_PROBLEM DETAILS_:
Can you transcribe every line exactly and leave the pictures behind?

_DATASET EXTRACT_:
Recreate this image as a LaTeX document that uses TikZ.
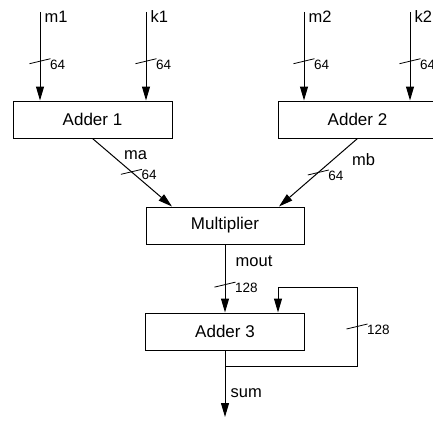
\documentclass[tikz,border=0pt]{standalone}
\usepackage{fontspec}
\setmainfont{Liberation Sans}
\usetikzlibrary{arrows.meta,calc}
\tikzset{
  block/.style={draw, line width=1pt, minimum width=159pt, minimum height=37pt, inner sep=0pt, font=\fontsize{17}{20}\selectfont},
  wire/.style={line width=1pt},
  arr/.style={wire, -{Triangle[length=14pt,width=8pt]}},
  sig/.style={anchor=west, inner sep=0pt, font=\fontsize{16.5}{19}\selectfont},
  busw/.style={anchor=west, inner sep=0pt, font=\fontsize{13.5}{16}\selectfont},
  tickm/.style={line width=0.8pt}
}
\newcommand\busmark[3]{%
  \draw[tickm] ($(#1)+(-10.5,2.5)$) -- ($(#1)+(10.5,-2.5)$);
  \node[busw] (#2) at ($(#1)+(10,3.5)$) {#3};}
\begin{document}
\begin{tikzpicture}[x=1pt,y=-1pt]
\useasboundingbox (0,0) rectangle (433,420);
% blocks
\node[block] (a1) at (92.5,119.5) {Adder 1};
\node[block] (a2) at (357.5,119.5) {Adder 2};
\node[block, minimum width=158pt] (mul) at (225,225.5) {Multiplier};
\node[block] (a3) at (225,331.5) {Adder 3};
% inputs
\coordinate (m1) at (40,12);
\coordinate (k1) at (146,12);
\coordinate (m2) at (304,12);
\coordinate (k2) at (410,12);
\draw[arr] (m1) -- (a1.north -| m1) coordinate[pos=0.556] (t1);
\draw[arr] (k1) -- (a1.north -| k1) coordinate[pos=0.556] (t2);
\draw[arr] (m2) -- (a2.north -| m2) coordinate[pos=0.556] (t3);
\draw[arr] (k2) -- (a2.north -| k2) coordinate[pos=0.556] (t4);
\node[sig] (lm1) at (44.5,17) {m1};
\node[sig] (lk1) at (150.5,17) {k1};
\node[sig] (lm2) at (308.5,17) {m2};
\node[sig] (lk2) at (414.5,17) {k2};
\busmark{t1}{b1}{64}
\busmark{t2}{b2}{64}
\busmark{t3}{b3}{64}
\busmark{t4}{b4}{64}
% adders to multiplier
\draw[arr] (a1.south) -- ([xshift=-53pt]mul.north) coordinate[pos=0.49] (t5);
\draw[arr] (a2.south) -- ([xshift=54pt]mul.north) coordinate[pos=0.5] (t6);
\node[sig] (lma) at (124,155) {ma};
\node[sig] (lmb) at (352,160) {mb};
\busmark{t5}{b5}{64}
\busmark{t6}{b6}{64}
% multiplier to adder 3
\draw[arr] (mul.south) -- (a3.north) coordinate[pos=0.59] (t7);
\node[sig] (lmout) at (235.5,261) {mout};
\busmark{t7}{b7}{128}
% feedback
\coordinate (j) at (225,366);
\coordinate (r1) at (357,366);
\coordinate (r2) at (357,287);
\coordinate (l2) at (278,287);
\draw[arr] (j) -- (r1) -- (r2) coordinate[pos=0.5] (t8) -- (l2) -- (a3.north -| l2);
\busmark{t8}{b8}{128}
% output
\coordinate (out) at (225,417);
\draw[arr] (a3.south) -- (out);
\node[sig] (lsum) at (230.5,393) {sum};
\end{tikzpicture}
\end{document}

_EXERCISE RESPONSE_:
Recreate this image as a LaTeX document that uses TikZ.
\documentclass[tikz,border=0pt]{standalone}
\usepackage{fontspec}
\setmainfont{Liberation Sans}
\usetikzlibrary{arrows.meta,calc}
\tikzset{
  block/.style={draw, line width=1pt, minimum width=159pt, minimum height=37pt, inner sep=0pt, font=\fontsize{17}{20}\selectfont},
  wire/.style={line width=1pt},
  arr/.style={wire, -{Triangle[length=14pt,width=8pt]}},
  sig/.style={anchor=west, inner sep=0pt, font=\fontsize{16.5}{19}\selectfont},
  busw/.style={anchor=west, inner sep=0pt, font=\fontsize{13.5}{16}\selectfont},
  tickm/.style={line width=0.8pt}
}
\newcommand\busmark[3]{%
  \draw[tickm] ($(#1)+(-10.5,2.5)$) -- ($(#1)+(10.5,-2.5)$);
  \node[busw] (#2) at ($(#1)+(10,3.5)$) {#3};}
\begin{document}
\begin{tikzpicture}[x=1pt,y=-1pt]
\useasboundingbox (0,0) rectangle (433,420);
% blocks
\node[block] (a1) at (92.5,119.5) {Adder 1};
\node[block] (a2) at (357.5,119.5) {Adder 2};
\node[block, minimum width=158pt] (mul) at (225,225.5) {Multiplier};
\node[block] (a3) at (225,331.5) {Adder 3};
% inputs
\coordinate (m1) at (40,12);
\coordinate (k1) at (146,12);
\coordinate (m2) at (304,12);
\coordinate (k2) at (410,12);
\draw[arr] (m1) -- (a1.north -| m1) coordinate[pos=0.556] (t1);
\draw[arr] (k1) -- (a1.north -| k1) coordinate[pos=0.556] (t2);
\draw[arr] (m2) -- (a2.north -| m2) coordinate[pos=0.556] (t3);
\draw[arr] (k2) -- (a2.north -| k2) coordinate[pos=0.556] (t4);
\node[sig] (lm1) at (44.5,17) {m1};
\node[sig] (lk1) at (150.5,17) {k1};
\node[sig] (lm2) at (308.5,17) {m2};
\node[sig] (lk2) at (414.5,17) {k2};
\busmark{t1}{b1}{64}
\busmark{t2}{b2}{64}
\busmark{t3}{b3}{64}
\busmark{t4}{b4}{64}
% adders to multiplier
\draw[arr] (a1.south) -- ([xshift=-53pt]mul.north) coordinate[pos=0.49] (t5);
\draw[arr] (a2.south) -- ([xshift=54pt]mul.north) coordinate[pos=0.5] (t6);
\node[sig] (lma) at (124,155) {ma};
\node[sig] (lmb) at (352,160) {mb};
\busmark{t5}{b5}{64}
\busmark{t6}{b6}{64}
% multiplier to adder 3
\draw[arr] (mul.south) -- (a3.north) coordinate[pos=0.59] (t7);
\node[sig] (lmout) at (235.5,261) {mout};
\busmark{t7}{b7}{128}
% feedback
\coordinate (j) at (225,366);
\coordinate (r1) at (357,366);
\coordinate (r2) at (357,287);
\coordinate (l2) at (278,287);
\draw[arr] (j) -- (r1) -- (r2) coordinate[pos=0.5] (t8) -- (l2) -- (a3.north -| l2);
\busmark{t8}{b8}{128}
% output
\coordinate (out) at (225,417);
\draw[arr] (a3.south) -- (out);
\node[sig] (lsum) at (230.5,393) {sum};
\end{tikzpicture}
\end{document}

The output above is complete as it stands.